What should the government do? It is now almost certain that 2009 will be the worst year for the Hong Kong economy since the severe acute respiratory syndrome crisis. It is likely that this recession, being a global event, will be longer if not deeper.

Let us not kid ourselves into believing that the government can do a great deal to alleviate the hardships. But there is not much use in waiting for the budget, still more than three months away, to use whatever fiscal tools are available.

Indeed, the quicker the remedial measures taken by this government, the more likely that the collapse of confidence - which is spreading outwards from the financial sector to the rest of the private sector - can be reversed.

Beijing has set a good example. Its announced package of spending may be overstated, but at least it demonstrates a sense of the gravity of the situation.

First, the Hong Kong government must assume that, under the circumstances, a deficit of at least HK$50 billion next year is tolerable.

That is only 3 per cent of gross domestic product, rather modest by the standards that most governments will be experiencing next year.

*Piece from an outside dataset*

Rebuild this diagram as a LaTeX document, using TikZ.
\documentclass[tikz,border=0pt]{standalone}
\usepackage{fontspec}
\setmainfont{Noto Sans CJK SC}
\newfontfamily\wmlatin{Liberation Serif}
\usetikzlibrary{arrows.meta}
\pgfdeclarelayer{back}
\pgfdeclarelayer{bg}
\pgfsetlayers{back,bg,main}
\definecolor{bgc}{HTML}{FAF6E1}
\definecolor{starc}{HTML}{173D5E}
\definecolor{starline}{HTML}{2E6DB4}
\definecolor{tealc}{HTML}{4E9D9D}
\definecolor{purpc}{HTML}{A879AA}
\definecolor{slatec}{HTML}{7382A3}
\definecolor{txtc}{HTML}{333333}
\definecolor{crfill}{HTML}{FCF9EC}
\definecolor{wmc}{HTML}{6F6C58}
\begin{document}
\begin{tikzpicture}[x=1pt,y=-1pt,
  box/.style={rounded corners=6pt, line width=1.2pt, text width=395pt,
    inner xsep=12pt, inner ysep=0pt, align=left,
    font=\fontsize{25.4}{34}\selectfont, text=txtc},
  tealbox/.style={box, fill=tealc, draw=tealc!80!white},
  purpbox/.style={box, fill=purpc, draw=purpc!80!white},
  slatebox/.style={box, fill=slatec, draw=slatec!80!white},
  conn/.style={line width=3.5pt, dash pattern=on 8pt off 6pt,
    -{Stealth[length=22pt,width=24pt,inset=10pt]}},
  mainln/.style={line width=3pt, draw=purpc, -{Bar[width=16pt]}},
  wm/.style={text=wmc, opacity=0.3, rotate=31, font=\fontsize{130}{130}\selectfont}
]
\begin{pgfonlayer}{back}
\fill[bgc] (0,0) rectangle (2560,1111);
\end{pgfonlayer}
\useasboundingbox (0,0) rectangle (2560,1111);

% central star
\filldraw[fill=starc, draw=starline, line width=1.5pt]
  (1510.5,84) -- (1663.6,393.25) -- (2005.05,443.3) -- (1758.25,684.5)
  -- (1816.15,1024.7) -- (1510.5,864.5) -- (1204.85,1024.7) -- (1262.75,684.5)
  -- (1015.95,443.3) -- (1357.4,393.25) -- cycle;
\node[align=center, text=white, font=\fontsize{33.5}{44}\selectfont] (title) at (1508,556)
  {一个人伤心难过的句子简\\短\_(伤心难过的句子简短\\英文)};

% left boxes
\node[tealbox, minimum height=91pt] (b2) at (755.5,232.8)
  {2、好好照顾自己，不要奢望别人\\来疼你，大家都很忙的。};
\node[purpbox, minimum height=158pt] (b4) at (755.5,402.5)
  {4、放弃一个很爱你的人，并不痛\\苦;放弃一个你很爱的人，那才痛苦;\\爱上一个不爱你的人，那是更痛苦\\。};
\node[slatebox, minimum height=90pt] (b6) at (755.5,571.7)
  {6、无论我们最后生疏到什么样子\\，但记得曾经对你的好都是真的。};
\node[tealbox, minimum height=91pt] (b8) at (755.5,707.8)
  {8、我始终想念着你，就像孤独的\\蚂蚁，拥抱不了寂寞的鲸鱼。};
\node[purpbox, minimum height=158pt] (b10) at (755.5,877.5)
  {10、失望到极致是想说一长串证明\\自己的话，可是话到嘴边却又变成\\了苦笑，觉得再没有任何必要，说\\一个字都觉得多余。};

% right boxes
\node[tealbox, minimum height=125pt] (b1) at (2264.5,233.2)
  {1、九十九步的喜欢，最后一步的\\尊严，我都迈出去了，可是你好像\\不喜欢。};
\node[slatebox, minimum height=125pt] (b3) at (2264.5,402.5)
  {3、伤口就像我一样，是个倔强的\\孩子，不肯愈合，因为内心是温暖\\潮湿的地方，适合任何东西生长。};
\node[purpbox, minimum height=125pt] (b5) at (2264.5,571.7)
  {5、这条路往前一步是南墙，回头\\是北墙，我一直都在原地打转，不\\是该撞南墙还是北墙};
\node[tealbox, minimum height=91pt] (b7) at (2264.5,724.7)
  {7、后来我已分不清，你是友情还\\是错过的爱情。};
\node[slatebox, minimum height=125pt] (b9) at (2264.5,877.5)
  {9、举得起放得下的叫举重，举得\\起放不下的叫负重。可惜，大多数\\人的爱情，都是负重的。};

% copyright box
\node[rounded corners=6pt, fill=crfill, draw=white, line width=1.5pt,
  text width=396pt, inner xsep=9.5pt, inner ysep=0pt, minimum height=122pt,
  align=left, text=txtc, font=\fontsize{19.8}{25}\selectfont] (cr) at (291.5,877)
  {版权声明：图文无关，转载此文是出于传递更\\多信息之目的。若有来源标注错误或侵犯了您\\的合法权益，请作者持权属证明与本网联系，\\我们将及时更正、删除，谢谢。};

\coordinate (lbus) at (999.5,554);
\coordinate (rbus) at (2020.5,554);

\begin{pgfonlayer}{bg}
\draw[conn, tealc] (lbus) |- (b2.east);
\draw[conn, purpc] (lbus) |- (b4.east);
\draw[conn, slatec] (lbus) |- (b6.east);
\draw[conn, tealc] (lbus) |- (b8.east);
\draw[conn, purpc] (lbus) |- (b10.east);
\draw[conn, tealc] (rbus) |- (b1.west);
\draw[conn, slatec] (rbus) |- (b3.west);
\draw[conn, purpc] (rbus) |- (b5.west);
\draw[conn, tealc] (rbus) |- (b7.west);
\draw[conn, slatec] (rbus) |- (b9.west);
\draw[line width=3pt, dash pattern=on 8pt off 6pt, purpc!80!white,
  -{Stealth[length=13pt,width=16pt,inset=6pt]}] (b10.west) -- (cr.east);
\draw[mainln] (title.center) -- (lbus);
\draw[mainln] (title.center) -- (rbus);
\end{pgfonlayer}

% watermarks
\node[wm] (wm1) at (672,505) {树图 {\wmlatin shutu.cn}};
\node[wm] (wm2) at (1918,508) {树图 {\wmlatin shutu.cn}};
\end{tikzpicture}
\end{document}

Indeed, anything up to 5 per cent of GDP should be acceptable for one year. That could easily be met by a drawdown of reserves, which now stand at HK$1 trillion if one includes (as one should) the Monetary Authority's accumulated surplus which, even after some losses this year, is likely to be about HK$600 billion.

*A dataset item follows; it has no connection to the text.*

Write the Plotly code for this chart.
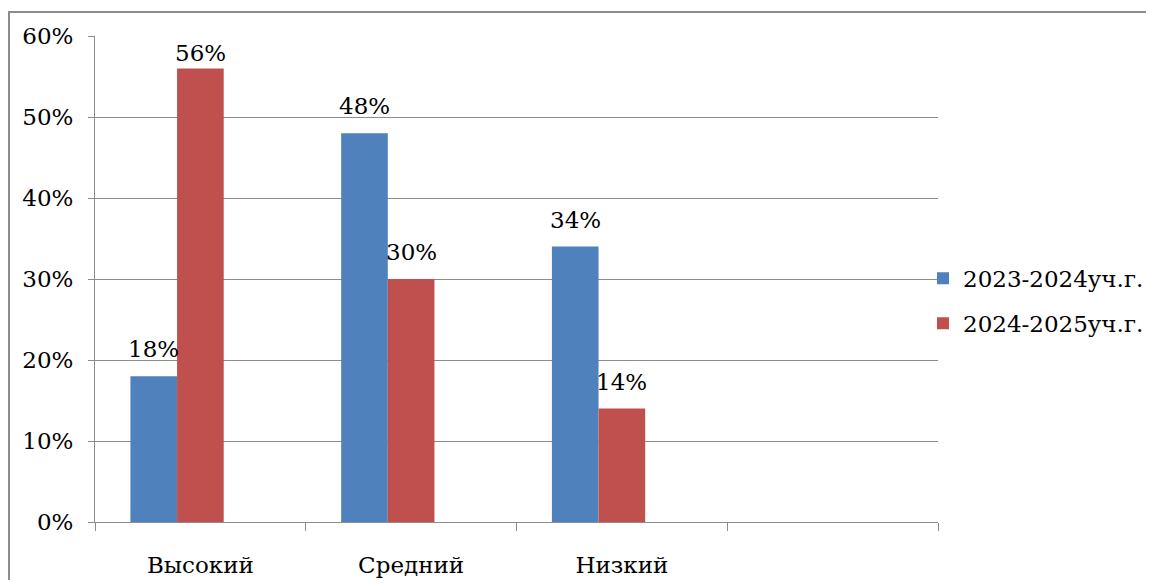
import plotly.graph_objects as go

# categories (the fourth slot is empty in the original chart)
categories = ['Высокий', 'Средний', 'Низкий', ' ']
series_names = ['2023-2024уч.г.', '2024-2025уч.г.']
values_2023 = [0.18, 0.48, 0.34, None]
values_2024 = [0.56, 0.30, 0.14, None]
# the source chart keeps a third, empty series slot next to the two real ones
values_empty = [0, 0, 0, None]
y_ticks = [0, 0.1, 0.2, 0.3, 0.4, 0.5, 0.6]

FONT = 'DejaVu Serif'
GRID = '#8c8c8c'
FS = 23
BARGAP = 0.336
Y_MAX = 0.6

# page body has an 8px margin, so the figure is sized/placed to compensate
W, H = 1154 - 16, 588 - 16
L, T = 87, 28
PW, PH = 843, 486

fig = go.Figure()
for name, vals, color in [(series_names[0], values_2023, '#4F81BD'),
                          (series_names[1], values_2024, '#C0504D')]:
    fig.add_trace(go.Bar(
        x=categories, y=vals, name=name, legendgroup=name,
        marker=dict(color=color, line=dict(width=0)),
    ))
fig.add_trace(go.Bar(
    x=categories, y=values_empty, name='', showlegend=False, hoverinfo='skip',
    marker=dict(color='rgba(0,0,0,0)', line=dict(width=0)),
))

# data labels: Excel-style, lifted above the bar top unless it would leave the plot
bar_w = (1 - BARGAP) / 3
annotations = []
for k, vals in enumerate([values_2023, values_2024]):
    for i, v in enumerate(vals):
        if v is None:
            continue
        room = (Y_MAX - v) * PH / Y_MAX
        annotations.append(dict(
            x=i + (k - 1) * bar_w, y=v, xref='x', yref='y',
            text=f'{round(v * 100)}%', showarrow=False, yanchor='bottom',
            yshift=12 if room > 45 else 0,
            font=dict(family=FONT, size=FS, color='black'),
        ))

fig.update_layout(
    width=W, height=H,
    margin=dict(l=L, r=W - L - PW, t=T, b=H - T - PH, autoexpand=False),
    paper_bgcolor='white', plot_bgcolor='white',
    barmode='group', bargap=BARGAP, bargroupgap=0,
    font=dict(family=FONT, size=FS, color='black'),
    legend=dict(x=(915 - L) / PW, y=0.455, xanchor='left', yanchor='middle',
                font=dict(family=FONT, size=FS), tracegroupgap=12,
                itemwidth=30, bgcolor='rgba(0,0,0,0)'),
    annotations=annotations,
    shapes=[dict(type='rect', xref='paper', yref='paper',
                 x0=(1 - L) / PW, x1=(1300 - L) / PW,
                 y0=(T + PH - 700) / PH, y1=(T + PH - 4) / PH,
                 line=dict(color='#8c8c8c', width=2), fillcolor='rgba(0,0,0,0)')],
)
fig.update_xaxes(
    type='category', categoryorder='array', categoryarray=categories,
    range=[-0.5, 3.5], tickson='boundaries', ticks='outside', ticklen=8,
    tickcolor=GRID, showline=True, linecolor=GRID, linewidth=1,
    showgrid=False, ticklabelstandoff=22,
)
fig.update_yaxes(
    range=[0, Y_MAX], tickvals=y_ticks, tickformat='.0%',
    ticks='outside', ticklen=6, tickcolor=GRID,
    showline=True, linecolor=GRID, linewidth=1,
    showgrid=True, gridcolor=GRID, gridwidth=1, zeroline=False,
    ticklabelstandoff=10,
)

fig.write_html('out.html')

The government could also use the current period of low interest rates, lack of private-sector issuance and plentiful supply of local currency to cover some of the expected deficit now. How about immediately issuing HK$15 billion each of five-year and 10-year bonds?

The major source of fiscal deficit will not be a rise in expenditure but a fall in revenue - lower profits and income tax, lower stamp duty, lower land sales and lower earnings from the accumulated surplus. Those will come on top of the various tax cuts, mostly benefiting upper- and middle-income earners, in the last budget.

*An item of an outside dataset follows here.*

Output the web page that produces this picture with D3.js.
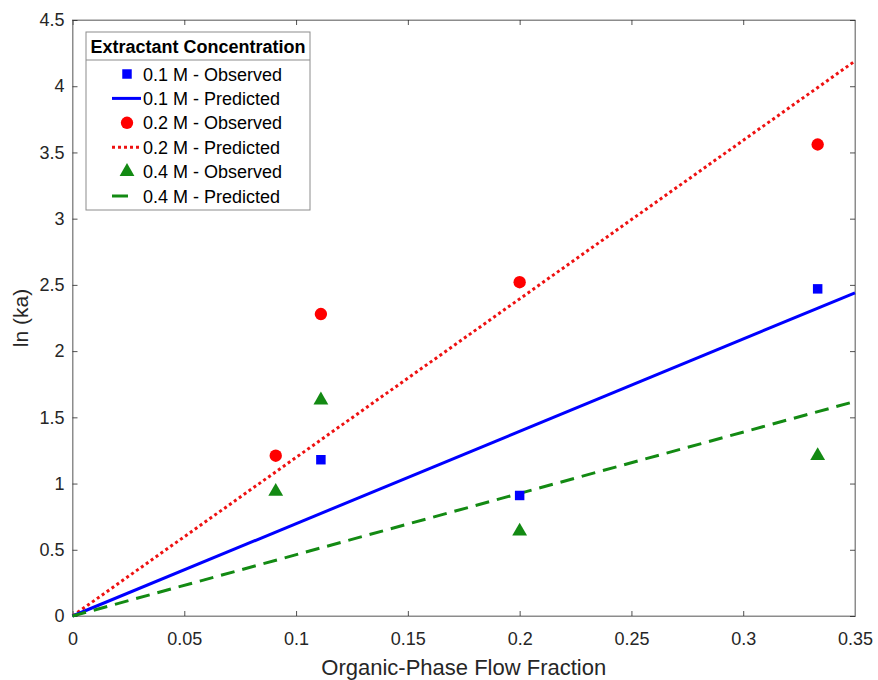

There is limited scope or point in cutting public spending during a recession. Some spending, notably to help the unemployed, is inevitable. Beyond that, here is a check list of items:

Continue the rates waiver introduced last year for another year.

Cut the electricity subsidy by 50 per cent, or abolish it altogether now that energy prices have fallen.

Eliminate provisional tax for small and medium-sized enterprises. This will simply delay tax payments and stop businesses having to pay tax on profits they may never earn. The cost in terms of interest foregone would be small. The measure would be a huge help to cash-short businesses and save large numbers of jobs.

Freeze all public-sector salaries above the median wage level. The sector already enjoys superior benefits to most in the private sector and has job security - the most valuable of all assets during a recession.

Ensure that payments to the old, sick and unemployed are maintained in real terms.

Continue land sales. Lower land prices encourage private-sector development even if they hurt the profits of the developer oligarchy sitting on land banks.

Avoid spending on capital-intensive schemes such as the Hong-Kong-Macau-Zhuhai bridge and other Pearl River Delta infrastructure without proven high rates of return to Hong Kong. Much of such spending goes to non-Hong-Kong workers and imported equipment. Spend, instead, on smaller, local and quality-of-life issues.

Do not take on responsibility for helping Hong-Kong-owned businesses in the delta. Leave that where it belongs.

In principle, it would also be desirable to reverse the salaries and profits tax cuts last year, which cost HK$20 billion. However, the government doubtless lacks the nerve to do this, particularly as it would hurt the overpaid senior bureaucrats.

The object of any government measures must be, in the first instance, to sustain the employment and cash flows of middle- and lower-income earners who spend most of their income on locally generated goods and services.

The biggest losers in this shakeout are going to be those owning or working for the small businesses which support, in countless ways, China trade activity, and the big financial firms now in distress.

The laid-off investment bankers may be able to live for a while on their previous big bonuses - but that will not be so for the small businesses supplying services to them.